* Start Data block *

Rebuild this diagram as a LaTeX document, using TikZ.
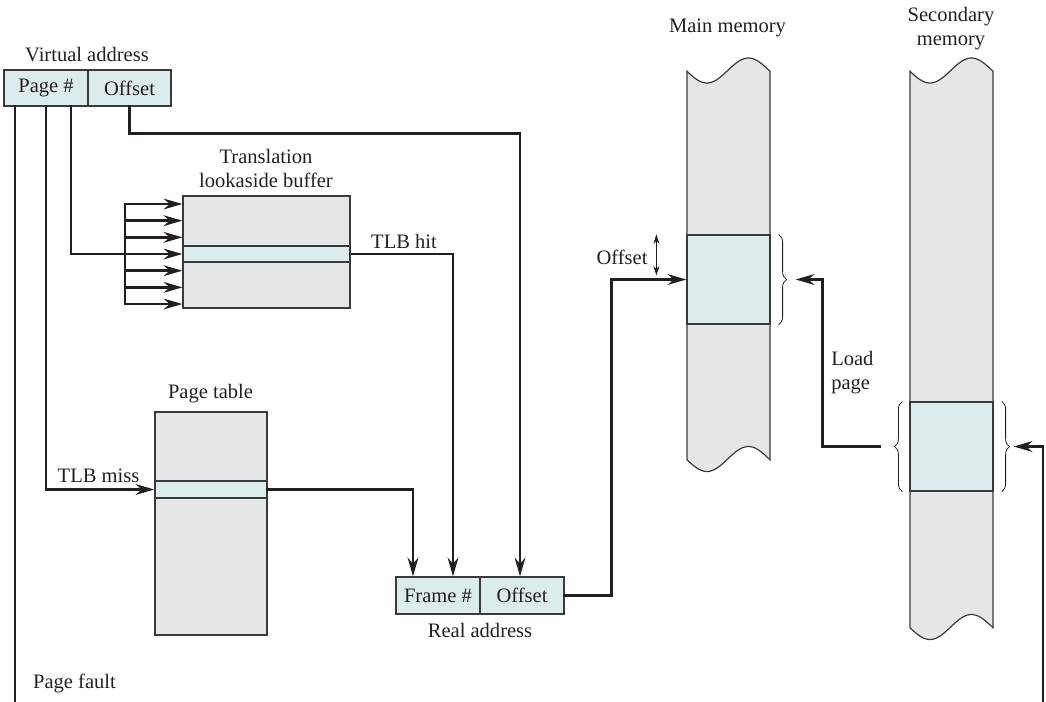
\documentclass[tikz,border=0pt]{standalone}
\usepackage{fontspec}
\setmainfont{Liberation Serif}
\usetikzlibrary{arrows.meta, calc, decorations.pathreplacing}
\definecolor{cgray}{HTML}{E5E6E8}
\definecolor{ccyan}{HTML}{DCECEC}
\definecolor{cline}{HTML}{231F20}
\definecolor{cedge}{HTML}{3A3A3C}

\tikzset{
  box/.style={draw=cedge, line width=0.9pt, fill=cgray, inner sep=0pt},
  field/.style={draw=cedge, line width=0.9pt, fill=ccyan, inner sep=0pt,
    minimum width=63pt, minimum height=27pt, text=cline,
    font=\fontsize{15.4}{17.5}\selectfont},
  lbl/.style={inner sep=0pt, align=center, text=cline,
    font=\fontsize{15.4}{17.5}\selectfont},
  conn/.style={draw=cline, line width=2.2pt, line cap=rect, line join=miter},
  tip/.style={-{Stealth[length=14pt 0 0, width=8pt 0 0, inset=4.5pt 0 0]}},
  offarr/.style={draw=cline, line width=0.7pt,
    {Stealth[length=7pt 0 0, width=4.5pt 0 0, inset=2pt 0 0]}-{Stealth[length=7pt 0 0, width=4.5pt 0 0, inset=2pt 0 0]}},
  brc/.style={draw=cline, line width=0.6pt, decorate,
    decoration={brace, amplitude=6pt}},
}

\begin{document}
\begin{tikzpicture}[x=0.75pt, y=-0.75pt]
  \useasboundingbox (0,0) rectangle (1046,701);

  % memory columns with wavy ends
  \foreach \mx/\mb in {687/459, 910/627}{
    \filldraw[fill=cgray, draw=cedge, line width=0.9pt]
      plot[domain=0:83, samples=40, smooth] ({\mx+\x},{70.5+12.5*cos(360*(\x/83-0.24))})
      -- plot[domain=83:0, samples=40, smooth] ({\mx+\x},{\mb+12.5*cos(360*(\x/83-0.24))})
      -- cycle;
  }
  \node[field, minimum width=62.25pt, minimum height=66.75pt] (mmframe) at (728.5,279.5) {};
  \node[field, minimum width=62.25pt, minimum height=66.75pt] (smframe) at (951.5,446.5) {};
  \node[lbl] (mmlabel) at (727.5,27.5) {Main memory};
  \node[lbl, font=\fontsize{15.4}{18}\selectfont] (smlabel) at (951,28.5) {Secondary\\memory};

  % virtual address
  \node[field] (vpage) at (46,88) {Page \#};
  \node[field, minimum width=62.25pt] (voff) at (129.5,88) {Offset};
  \node[lbl] (valabel) at (87,55) {Virtual address};

  % TLB
  \node[box, minimum width=125.25pt, minimum height=84pt] (tlb) at (266.5,252) {};
  \node[field, minimum width=125.25pt, minimum height=12pt] (tlbrow) at (266.5,254) {};
  \node[lbl] (tlblabel) at (266,168.5) {Translation\\lookaside buffer};

  % page table
  \node[box, minimum width=84pt, minimum height=167.25pt] (pt) at (211,523.5) {};
  \node[field, minimum width=84pt, minimum height=12.75pt] (ptrow) at (211,489.5) {};
  \node[lbl] (ptlabel) at (210.5,393.5) {Page table};

  % real address
  \node[field, minimum height=27.75pt] (frame) at (438,595.5) {Frame \#};
  \node[field, minimum height=27.75pt] (roff) at (522,595.5) {Offset};
  \node[lbl] (ralabel) at (480,630) {Real address};

  % page fault
  \coordinate (pfout) at (15,701);
  \draw[conn] (vpage.south -| pfout) -- (pfout);
  \node[lbl] (pflabel) at (74.5,683.5) {Page fault};

  % TLB miss
  \coordinate (missx) at (46,0);
  \draw[conn, tip] (vpage.south -| missx) |- (ptrow.west);
  \node[lbl] (misslabel) at (98.5,476) {TLB miss};

  % TLB lookup
  \coordinate (lookx) at (71,0);
  \coordinate (busx) at (125,0);
  \draw[conn] (vpage.south -| lookx) |- (tlbrow.west -| busx);
  \foreach \i in {0,...,6}{
    \coordinate (bus\i) at (125,{204+\i*16.67});
    \draw[conn, tip] (bus\i) -- (bus\i -| tlb.west);
  }
  \draw[conn] (bus0) -- (bus6);

  % TLB hit
  \draw[conn, tip] (tlbrow.east) -| ($(frame.north)+(15,0)$);
  \node[lbl] (hitlabel) at (404,241) {TLB hit};

  % page table result
  \draw[conn, tip] (ptrow.east) -| ($(frame.north)+(-25,0)$);

  % offset
  \draw[conn, tip] (voff.south) -- ++(0,27) -| ($(roff.north)+(-2,0)$);

  % to main memory
  \draw[conn, tip] (roff.east) -- ++(47,0) |- (mmframe.west);
  \draw[offarr] ($(mmframe.north west)+(-30,0)$) -- ($(mmframe.west)+(-30,-4)$);
  \node[lbl] (offlabel) at (622,257) {Offset};

  % braces
  \draw[brc] ($(mmframe.north east)+(8,0)$) -- ($(mmframe.south east)+(8,0)$);
  \draw[brc] ($(smframe.south west)+(-7,0)$) -- ($(smframe.north west)+(-7,0)$);
  \draw[brc] ($(smframe.north east)+(8,0)$) -- ($(smframe.south east)+(8,0)$);

  % load page
  \coordinate (loadsrc) at ($(smframe.west)+(-30,0)$);
  \coordinate (loaddst) at ($(mmframe.east)+(25,0)$);
  \draw[conn, tip] (loadsrc) -- ++(-57,0) |- (loaddst);
  \node[lbl, align=left, anchor=west] (loadlabel) at (831,372.5) {Load\\page};

  % page fault into secondary memory
  \coordinate (faultsrc) at (1043,701);
  \coordinate (faultdst) at ($(smframe.east)+(20,0)$);
  \draw[conn, tip] (faultsrc) |- (faultdst);
\end{tikzpicture}
\end{document}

* End Data block *

**Short task**
Retype the whole listing exactly and leave the pictures out.

**Full answer**
Rebuild this diagram as a LaTeX document, using TikZ.
\documentclass[tikz,border=0pt]{standalone}
\usepackage{fontspec}
\setmainfont{Liberation Serif}
\usetikzlibrary{arrows.meta, calc, decorations.pathreplacing}
\definecolor{cgray}{HTML}{E5E6E8}
\definecolor{ccyan}{HTML}{DCECEC}
\definecolor{cline}{HTML}{231F20}
\definecolor{cedge}{HTML}{3A3A3C}

\tikzset{
  box/.style={draw=cedge, line width=0.9pt, fill=cgray, inner sep=0pt},
  field/.style={draw=cedge, line width=0.9pt, fill=ccyan, inner sep=0pt,
    minimum width=63pt, minimum height=27pt, text=cline,
    font=\fontsize{15.4}{17.5}\selectfont},
  lbl/.style={inner sep=0pt, align=center, text=cline,
    font=\fontsize{15.4}{17.5}\selectfont},
  conn/.style={draw=cline, line width=2.2pt, line cap=rect, line join=miter},
  tip/.style={-{Stealth[length=14pt 0 0, width=8pt 0 0, inset=4.5pt 0 0]}},
  offarr/.style={draw=cline, line width=0.7pt,
    {Stealth[length=7pt 0 0, width=4.5pt 0 0, inset=2pt 0 0]}-{Stealth[length=7pt 0 0, width=4.5pt 0 0, inset=2pt 0 0]}},
  brc/.style={draw=cline, line width=0.6pt, decorate,
    decoration={brace, amplitude=6pt}},
}

\begin{document}
\begin{tikzpicture}[x=0.75pt, y=-0.75pt]
  \useasboundingbox (0,0) rectangle (1046,701);

  % memory columns with wavy ends
  \foreach \mx/\mb in {687/459, 910/627}{
    \filldraw[fill=cgray, draw=cedge, line width=0.9pt]
      plot[domain=0:83, samples=40, smooth] ({\mx+\x},{70.5+12.5*cos(360*(\x/83-0.24))})
      -- plot[domain=83:0, samples=40, smooth] ({\mx+\x},{\mb+12.5*cos(360*(\x/83-0.24))})
      -- cycle;
  }
  \node[field, minimum width=62.25pt, minimum height=66.75pt] (mmframe) at (728.5,279.5) {};
  \node[field, minimum width=62.25pt, minimum height=66.75pt] (smframe) at (951.5,446.5) {};
  \node[lbl] (mmlabel) at (727.5,27.5) {Main memory};
  \node[lbl, font=\fontsize{15.4}{18}\selectfont] (smlabel) at (951,28.5) {Secondary\\memory};

  % virtual address
  \node[field] (vpage) at (46,88) {Page \#};
  \node[field, minimum width=62.25pt] (voff) at (129.5,88) {Offset};
  \node[lbl] (valabel) at (87,55) {Virtual address};

  % TLB
  \node[box, minimum width=125.25pt, minimum height=84pt] (tlb) at (266.5,252) {};
  \node[field, minimum width=125.25pt, minimum height=12pt] (tlbrow) at (266.5,254) {};
  \node[lbl] (tlblabel) at (266,168.5) {Translation\\lookaside buffer};

  % page table
  \node[box, minimum width=84pt, minimum height=167.25pt] (pt) at (211,523.5) {};
  \node[field, minimum width=84pt, minimum height=12.75pt] (ptrow) at (211,489.5) {};
  \node[lbl] (ptlabel) at (210.5,393.5) {Page table};

  % real address
  \node[field, minimum height=27.75pt] (frame) at (438,595.5) {Frame \#};
  \node[field, minimum height=27.75pt] (roff) at (522,595.5) {Offset};
  \node[lbl] (ralabel) at (480,630) {Real address};

  % page fault
  \coordinate (pfout) at (15,701);
  \draw[conn] (vpage.south -| pfout) -- (pfout);
  \node[lbl] (pflabel) at (74.5,683.5) {Page fault};

  % TLB miss
  \coordinate (missx) at (46,0);
  \draw[conn, tip] (vpage.south -| missx) |- (ptrow.west);
  \node[lbl] (misslabel) at (98.5,476) {TLB miss};

  % TLB lookup
  \coordinate (lookx) at (71,0);
  \coordinate (busx) at (125,0);
  \draw[conn] (vpage.south -| lookx) |- (tlbrow.west -| busx);
  \foreach \i in {0,...,6}{
    \coordinate (bus\i) at (125,{204+\i*16.67});
    \draw[conn, tip] (bus\i) -- (bus\i -| tlb.west);
  }
  \draw[conn] (bus0) -- (bus6);

  % TLB hit
  \draw[conn, tip] (tlbrow.east) -| ($(frame.north)+(15,0)$);
  \node[lbl] (hitlabel) at (404,241) {TLB hit};

  % page table result
  \draw[conn, tip] (ptrow.east) -| ($(frame.north)+(-25,0)$);

  % offset
  \draw[conn, tip] (voff.south) -- ++(0,27) -| ($(roff.north)+(-2,0)$);

  % to main memory
  \draw[conn, tip] (roff.east) -- ++(47,0) |- (mmframe.west);
  \draw[offarr] ($(mmframe.north west)+(-30,0)$) -- ($(mmframe.west)+(-30,-4)$);
  \node[lbl] (offlabel) at (622,257) {Offset};

  % braces
  \draw[brc] ($(mmframe.north east)+(8,0)$) -- ($(mmframe.south east)+(8,0)$);
  \draw[brc] ($(smframe.south west)+(-7,0)$) -- ($(smframe.north west)+(-7,0)$);
  \draw[brc] ($(smframe.north east)+(8,0)$) -- ($(smframe.south east)+(8,0)$);

  % load page
  \coordinate (loadsrc) at ($(smframe.west)+(-30,0)$);
  \coordinate (loaddst) at ($(mmframe.east)+(25,0)$);
  \draw[conn, tip] (loadsrc) -- ++(-57,0) |- (loaddst);
  \node[lbl, align=left, anchor=west] (loadlabel) at (831,372.5) {Load\\page};

  % page fault into secondary memory
  \coordinate (faultsrc) at (1043,701);
  \coordinate (faultdst) at ($(smframe.east)+(20,0)$);
  \draw[conn, tip] (faultsrc) |- (faultdst);
\end{tikzpicture}
\end{document}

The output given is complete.